Sunday, October 31, 2010
We hold these truths to be self-evident, that all chubby men are created equal, that they are endowed by their Creator with certain unalienable rights, that among these are life, liberty and the pursuit of flabbiness.
The other night while paying the monthly bills I noticed that I've been throwing away $85 a month on a "fat tax," or as it's more commonly known, a "gym membership." When we moved into our new home last April, I signed the family up for membership in the local country club, including use of the pool, gym, dining hall, and an assortment of other amenities, all for the very reasonable price of the aforementioned eighty-five bucks. It seemed like quite a bargain at the time, and it would've been, if not for one minor detail. I never go.
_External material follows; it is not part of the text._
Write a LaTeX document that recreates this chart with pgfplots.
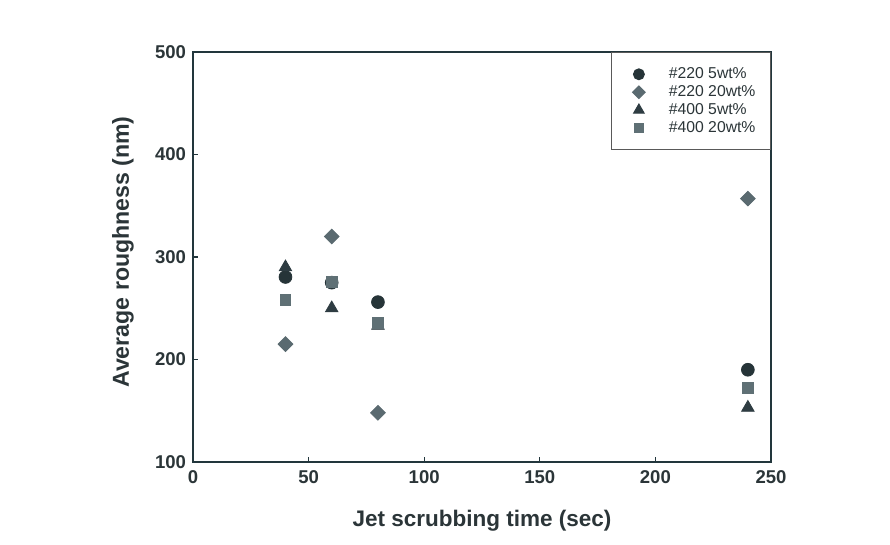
\documentclass[border=0pt]{standalone}
\usepackage{fontspec}
\setmainfont{Liberation Sans}
\usepackage{pgfplots}
\pgfplotsset{compat=1.18}
\definecolor{axc}{HTML}{22363C}
\definecolor{txc}{HTML}{2B3538}
\definecolor{cCirc}{HTML}{263438}
\definecolor{cDiam}{HTML}{5A6A70}
\definecolor{cTri}{HTML}{2E3C42}
\definecolor{cSq}{HTML}{5F7075}
\begin{document}
\begin{tikzpicture}
\useasboundingbox (-96.5bp,-41.5bp) rectangle (348.5bp,231bp);
\begin{axis}[
  at={(0,0)}, anchor=south west,
  scale only axis, width=289bp, height=205bp,
  xmin=0, xmax=250, ymin=100, ymax=500,
  xtick={0,50,...,250}, ytick={100,200,...,500},
  tick pos=left, tick align=inside,
  major tick length=2.5bp,
  axis line style={axc, line width=0.9pt},
  every tick/.style={axc, line width=0.7pt},
  /pgf/number format/assume math mode=true,
  ticklabel style={font=\fontsize{9.3}{11}\selectfont\bfseries, text=txc},
  xticklabel style={yshift=-1bp},
  xlabel={Jet scrubbing time (sec)},
  ylabel={Average roughness (nm)},
  x label style={at={(axis description cs:0.5,0)}, anchor=center, yshift=-29.5bp, font=\fontsize{11.3}{13}\selectfont\bfseries, text=txc},
  y label style={at={(axis description cs:0,0.5)}, anchor=center, xshift=2.5bp, yshift=35bp, font=\fontsize{11.6}{13}\selectfont\bfseries, text=txc},
  legend style={at={(1,1)}, anchor=north east, draw=gray!70!black, line width=0.5pt,
    font=\fontsize{7.9}{9}\selectfont, text=txc, inner xsep=5.5bp, inner ysep=5.4bp,
    row sep=-2bp, legend cell align=left},
  legend image code/.code={\path[draw=none,fill=none] (0bp,0) (21bp,0); \draw[#1,every mark/.append style={scale=0.85}] plot coordinates {(8bp,0)};},
  only marks,
]
\addplot[mark=*, mark size=3.2bp, color=cCirc] coordinates {(40,280.5) (60,275) (80,256) (240,190)};
\addlegendentry{\#220 5wt\%}
\addplot[mark=square*, mark size=2.6bp, mark options={rotate=45}, color=cDiam] coordinates {(40,215) (60,320) (80,148) (240,357)};
\addlegendentry{\#220 20wt\%}
\addplot[mark=triangle*, mark size=3.6bp, color=cTri] coordinates {(40,290) (60,250) (80,233) (240,153)};
\addlegendentry{\#400 5wt\%}
\addplot[mark=square*, mark size=2.7bp, color=cSq] coordinates {(40,258) (60,276) (80,236) (240,172.5)};
\addlegendentry{\#400 20wt\%}
\end{axis}
\end{tikzpicture}
\end{document}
I shouldn't say "never." In truth, I've been to the gym exactly three times, and that includes stopping by on my way home from work to get my picture taken for the membership card. But I can't bring myself to just quit because that would be like, well, quitting. I cling desperately to my gym membership as a way to convince myself there's still hope, the same way a jilted husband refuses to take off his wedding ring even though his slutty ex-wife dumped him years ago and is currently humping her way through the entire starting lineup of the San Diego Chargers. Time to let go, man, it's over.
My self-delusion can be fairly persuasive, but let's face it, I'm not fooling anybody, least of all myself. Even if I could work up the motivation to hit the gym two or three times a week, there would still be the other four or five days to contend with. And, if history tells us anything, those remaining days would be festooned with In-N-Out burgers, stuffed-crust pizza, KFC and Subway (Jared can go screw himself, there's nothing healthy about the foot-long Italian BMT with the works). There's nothing more frustrating than busting your butt in the gym for two days and then throwing it all away on a Ben and Jerry's binge. It makes you wonder, "why the hell did I waste all that time working out?"
Which is why I've decided to stop beating myself up over not exercising as much as I should (how's that for understatement?), and sticking to a diet plan that could best be described as "tasty, enjoyable, and won't kill me for at least fifteen more years." I mean, seriously, when you enjoy burgers as much as I do, you're not going to get over the bar unless you set it pretty darn low.
But I haven't completely given up just yet. I'll continue to pay the "fat tax" as long as I have to, and maybe someday I'll find the motivation to start working out and eating right.
Then again, you know how many Double-Doubles you can get for $85 a month?
 I mean this literally, it's not a euphemism for "it's my significant other's time of the month."
 Offense, defense AND special teams. Even the kicker, a five foot seven Scandinavian guy whose last name contains no vowels.